** START Input data **

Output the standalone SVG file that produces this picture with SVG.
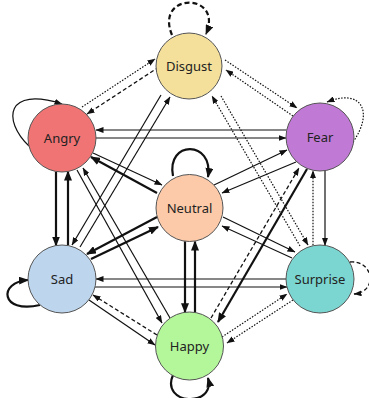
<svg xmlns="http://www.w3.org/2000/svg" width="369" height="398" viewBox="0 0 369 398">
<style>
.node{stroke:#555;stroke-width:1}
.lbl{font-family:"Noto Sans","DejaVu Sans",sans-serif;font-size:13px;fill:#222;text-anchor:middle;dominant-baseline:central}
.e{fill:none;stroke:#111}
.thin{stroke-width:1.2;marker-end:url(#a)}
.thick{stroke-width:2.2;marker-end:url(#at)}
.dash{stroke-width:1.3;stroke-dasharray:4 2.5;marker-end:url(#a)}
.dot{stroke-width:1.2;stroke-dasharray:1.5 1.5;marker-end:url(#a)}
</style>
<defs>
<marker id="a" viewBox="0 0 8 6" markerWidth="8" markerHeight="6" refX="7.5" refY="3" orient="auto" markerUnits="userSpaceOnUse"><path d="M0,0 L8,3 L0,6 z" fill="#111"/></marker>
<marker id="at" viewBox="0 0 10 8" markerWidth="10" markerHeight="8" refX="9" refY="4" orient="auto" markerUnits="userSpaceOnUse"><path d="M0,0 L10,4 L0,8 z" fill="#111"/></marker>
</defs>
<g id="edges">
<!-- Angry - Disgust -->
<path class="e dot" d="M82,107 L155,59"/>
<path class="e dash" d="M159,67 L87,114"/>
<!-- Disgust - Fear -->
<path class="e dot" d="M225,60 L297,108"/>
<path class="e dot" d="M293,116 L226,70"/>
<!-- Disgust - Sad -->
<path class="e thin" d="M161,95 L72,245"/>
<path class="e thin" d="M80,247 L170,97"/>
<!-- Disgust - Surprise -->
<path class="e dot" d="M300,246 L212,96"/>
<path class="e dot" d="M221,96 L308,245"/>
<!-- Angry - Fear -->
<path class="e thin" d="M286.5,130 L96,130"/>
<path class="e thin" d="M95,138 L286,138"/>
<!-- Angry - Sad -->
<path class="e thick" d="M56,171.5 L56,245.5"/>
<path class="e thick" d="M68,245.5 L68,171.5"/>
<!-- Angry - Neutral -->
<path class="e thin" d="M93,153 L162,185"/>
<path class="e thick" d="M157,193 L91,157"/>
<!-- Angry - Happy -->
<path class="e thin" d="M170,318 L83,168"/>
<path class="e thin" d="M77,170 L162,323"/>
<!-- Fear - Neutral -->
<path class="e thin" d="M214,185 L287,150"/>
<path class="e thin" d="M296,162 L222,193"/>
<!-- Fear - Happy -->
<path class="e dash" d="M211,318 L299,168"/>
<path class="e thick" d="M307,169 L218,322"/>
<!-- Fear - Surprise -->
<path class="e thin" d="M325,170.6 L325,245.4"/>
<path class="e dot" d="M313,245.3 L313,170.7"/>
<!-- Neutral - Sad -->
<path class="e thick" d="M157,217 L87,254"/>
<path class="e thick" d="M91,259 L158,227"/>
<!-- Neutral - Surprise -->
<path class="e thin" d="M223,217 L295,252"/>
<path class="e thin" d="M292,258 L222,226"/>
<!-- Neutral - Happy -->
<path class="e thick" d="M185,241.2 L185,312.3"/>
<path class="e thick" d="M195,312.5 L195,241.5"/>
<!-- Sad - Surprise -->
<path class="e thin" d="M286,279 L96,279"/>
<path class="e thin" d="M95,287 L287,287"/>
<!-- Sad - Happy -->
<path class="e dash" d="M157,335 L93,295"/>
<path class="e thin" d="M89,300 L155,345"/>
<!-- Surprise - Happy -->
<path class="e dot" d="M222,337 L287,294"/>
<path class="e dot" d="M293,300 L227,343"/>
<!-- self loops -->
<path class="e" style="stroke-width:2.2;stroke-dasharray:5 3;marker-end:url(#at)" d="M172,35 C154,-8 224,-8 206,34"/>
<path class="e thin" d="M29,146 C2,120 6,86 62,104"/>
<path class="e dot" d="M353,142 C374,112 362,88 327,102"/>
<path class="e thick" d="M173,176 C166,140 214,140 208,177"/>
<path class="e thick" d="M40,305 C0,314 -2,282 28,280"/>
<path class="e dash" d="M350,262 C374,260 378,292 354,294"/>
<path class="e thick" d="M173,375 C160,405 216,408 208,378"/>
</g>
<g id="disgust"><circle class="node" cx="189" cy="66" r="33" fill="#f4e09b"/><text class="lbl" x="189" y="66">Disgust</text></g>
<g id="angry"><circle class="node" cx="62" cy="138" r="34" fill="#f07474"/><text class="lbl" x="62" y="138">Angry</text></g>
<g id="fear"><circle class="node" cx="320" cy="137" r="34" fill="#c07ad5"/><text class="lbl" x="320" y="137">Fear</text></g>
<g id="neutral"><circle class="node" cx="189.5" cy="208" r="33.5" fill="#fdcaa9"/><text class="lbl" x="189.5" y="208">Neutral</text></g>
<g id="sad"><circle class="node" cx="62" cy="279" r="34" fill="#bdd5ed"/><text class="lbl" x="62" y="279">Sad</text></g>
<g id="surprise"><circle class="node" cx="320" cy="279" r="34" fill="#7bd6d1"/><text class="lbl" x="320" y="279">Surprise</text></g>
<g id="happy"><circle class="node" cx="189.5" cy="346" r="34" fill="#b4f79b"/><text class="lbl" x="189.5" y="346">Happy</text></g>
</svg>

** END Input data **
** START Input data **

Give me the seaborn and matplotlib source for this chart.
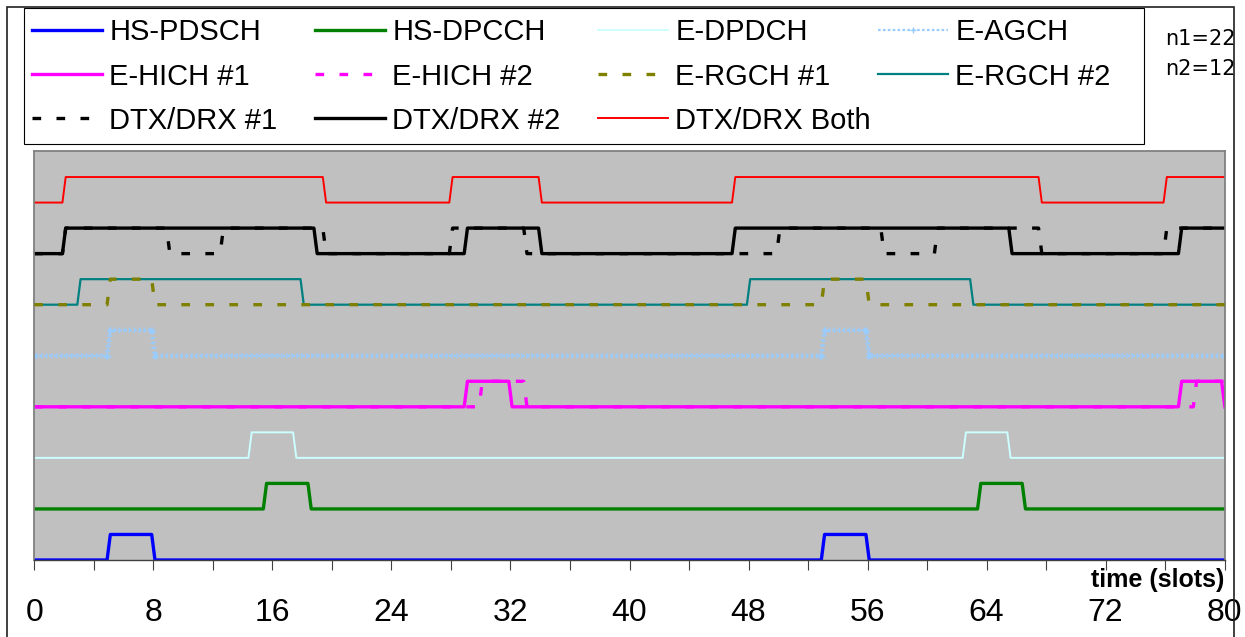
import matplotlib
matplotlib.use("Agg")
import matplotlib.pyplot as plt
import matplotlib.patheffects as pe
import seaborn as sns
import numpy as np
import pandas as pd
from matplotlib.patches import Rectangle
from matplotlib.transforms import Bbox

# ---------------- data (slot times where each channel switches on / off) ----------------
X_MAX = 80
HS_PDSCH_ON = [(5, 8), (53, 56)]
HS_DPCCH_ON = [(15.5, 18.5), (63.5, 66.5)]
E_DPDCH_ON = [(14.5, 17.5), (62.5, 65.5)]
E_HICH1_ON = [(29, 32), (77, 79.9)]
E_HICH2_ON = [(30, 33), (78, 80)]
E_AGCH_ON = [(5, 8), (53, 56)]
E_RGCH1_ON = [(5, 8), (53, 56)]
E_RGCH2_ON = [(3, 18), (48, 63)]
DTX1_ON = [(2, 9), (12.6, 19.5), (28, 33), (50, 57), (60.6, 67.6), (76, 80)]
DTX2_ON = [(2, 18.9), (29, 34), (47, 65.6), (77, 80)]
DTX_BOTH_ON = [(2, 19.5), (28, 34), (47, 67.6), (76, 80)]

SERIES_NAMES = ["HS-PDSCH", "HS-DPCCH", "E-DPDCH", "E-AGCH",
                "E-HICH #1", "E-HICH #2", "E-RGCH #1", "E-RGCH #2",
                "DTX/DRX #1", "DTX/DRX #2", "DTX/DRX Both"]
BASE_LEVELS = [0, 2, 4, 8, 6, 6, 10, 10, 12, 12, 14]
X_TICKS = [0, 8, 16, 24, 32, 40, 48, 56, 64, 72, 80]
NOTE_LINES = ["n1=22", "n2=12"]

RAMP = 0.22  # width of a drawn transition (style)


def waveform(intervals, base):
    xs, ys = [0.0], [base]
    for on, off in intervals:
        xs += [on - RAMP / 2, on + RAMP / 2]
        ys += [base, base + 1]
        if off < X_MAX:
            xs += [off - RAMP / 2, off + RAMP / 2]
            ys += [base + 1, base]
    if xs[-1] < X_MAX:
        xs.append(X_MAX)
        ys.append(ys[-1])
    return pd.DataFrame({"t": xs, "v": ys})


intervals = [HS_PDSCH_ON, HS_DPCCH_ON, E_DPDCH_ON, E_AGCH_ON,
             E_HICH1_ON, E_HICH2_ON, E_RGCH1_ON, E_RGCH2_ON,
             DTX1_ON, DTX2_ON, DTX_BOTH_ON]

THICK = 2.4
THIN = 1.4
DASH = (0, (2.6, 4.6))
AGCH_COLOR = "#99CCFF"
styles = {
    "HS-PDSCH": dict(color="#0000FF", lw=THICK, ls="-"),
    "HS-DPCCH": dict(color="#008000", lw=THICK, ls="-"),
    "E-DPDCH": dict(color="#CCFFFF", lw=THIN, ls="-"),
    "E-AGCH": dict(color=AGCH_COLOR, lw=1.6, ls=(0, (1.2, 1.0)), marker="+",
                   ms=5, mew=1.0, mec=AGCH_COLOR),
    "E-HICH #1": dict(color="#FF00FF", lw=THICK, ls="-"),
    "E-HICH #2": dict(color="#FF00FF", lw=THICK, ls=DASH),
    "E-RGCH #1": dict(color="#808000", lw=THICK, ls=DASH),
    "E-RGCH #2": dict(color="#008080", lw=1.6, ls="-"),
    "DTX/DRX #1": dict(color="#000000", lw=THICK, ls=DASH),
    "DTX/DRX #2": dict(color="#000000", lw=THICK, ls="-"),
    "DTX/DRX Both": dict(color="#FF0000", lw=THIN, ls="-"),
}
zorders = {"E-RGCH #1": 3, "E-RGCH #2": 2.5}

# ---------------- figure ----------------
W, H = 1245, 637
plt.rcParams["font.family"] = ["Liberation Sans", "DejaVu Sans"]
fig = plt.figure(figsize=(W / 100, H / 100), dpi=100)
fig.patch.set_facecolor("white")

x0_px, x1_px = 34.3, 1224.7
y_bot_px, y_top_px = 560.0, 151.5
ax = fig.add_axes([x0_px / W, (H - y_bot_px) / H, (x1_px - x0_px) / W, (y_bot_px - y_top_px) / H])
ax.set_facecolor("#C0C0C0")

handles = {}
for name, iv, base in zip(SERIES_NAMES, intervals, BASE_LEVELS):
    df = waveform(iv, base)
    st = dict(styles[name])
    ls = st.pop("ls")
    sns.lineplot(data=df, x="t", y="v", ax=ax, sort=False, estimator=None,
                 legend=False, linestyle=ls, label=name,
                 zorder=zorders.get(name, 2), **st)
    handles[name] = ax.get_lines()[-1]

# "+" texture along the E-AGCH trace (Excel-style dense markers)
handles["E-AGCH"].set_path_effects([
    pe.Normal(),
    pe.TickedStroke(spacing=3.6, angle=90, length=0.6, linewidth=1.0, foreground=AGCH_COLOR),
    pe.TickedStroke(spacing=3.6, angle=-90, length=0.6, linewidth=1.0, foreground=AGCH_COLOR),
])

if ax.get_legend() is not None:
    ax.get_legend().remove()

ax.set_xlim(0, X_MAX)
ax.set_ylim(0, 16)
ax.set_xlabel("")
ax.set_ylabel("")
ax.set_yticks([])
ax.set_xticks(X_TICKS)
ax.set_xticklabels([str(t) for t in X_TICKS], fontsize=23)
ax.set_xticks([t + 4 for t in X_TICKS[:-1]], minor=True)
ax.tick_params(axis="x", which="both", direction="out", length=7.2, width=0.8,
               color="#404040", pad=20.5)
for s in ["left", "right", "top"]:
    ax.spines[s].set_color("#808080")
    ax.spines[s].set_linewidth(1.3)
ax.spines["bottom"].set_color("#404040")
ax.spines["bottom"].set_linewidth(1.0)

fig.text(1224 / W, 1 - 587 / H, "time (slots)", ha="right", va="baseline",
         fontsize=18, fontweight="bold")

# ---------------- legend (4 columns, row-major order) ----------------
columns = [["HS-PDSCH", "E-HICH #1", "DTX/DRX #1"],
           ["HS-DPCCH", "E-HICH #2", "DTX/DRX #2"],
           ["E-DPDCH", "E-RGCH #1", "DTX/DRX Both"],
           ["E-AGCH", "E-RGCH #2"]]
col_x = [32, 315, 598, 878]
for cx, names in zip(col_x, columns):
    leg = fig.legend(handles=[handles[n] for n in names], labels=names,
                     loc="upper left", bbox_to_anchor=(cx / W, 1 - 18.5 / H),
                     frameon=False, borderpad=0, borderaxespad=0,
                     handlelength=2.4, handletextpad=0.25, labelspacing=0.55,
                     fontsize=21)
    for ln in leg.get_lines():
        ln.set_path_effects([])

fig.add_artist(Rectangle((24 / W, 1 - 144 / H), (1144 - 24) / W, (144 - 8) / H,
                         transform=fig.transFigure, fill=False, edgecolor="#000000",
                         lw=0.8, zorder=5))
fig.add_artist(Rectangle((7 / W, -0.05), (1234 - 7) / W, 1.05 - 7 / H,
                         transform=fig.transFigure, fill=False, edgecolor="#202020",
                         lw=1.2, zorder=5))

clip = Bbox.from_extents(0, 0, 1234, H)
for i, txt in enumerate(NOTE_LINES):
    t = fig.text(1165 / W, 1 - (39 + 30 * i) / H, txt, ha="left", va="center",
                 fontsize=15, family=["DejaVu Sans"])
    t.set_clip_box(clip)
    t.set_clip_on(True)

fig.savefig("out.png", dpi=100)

** END Input data **

■ Work to be completed ■
Scan the material above for the string "seaborn" and report each line where you find it.

■ Result for this task ■
Give me the seaborn and matplotlib source for this chart.
import seaborn as sns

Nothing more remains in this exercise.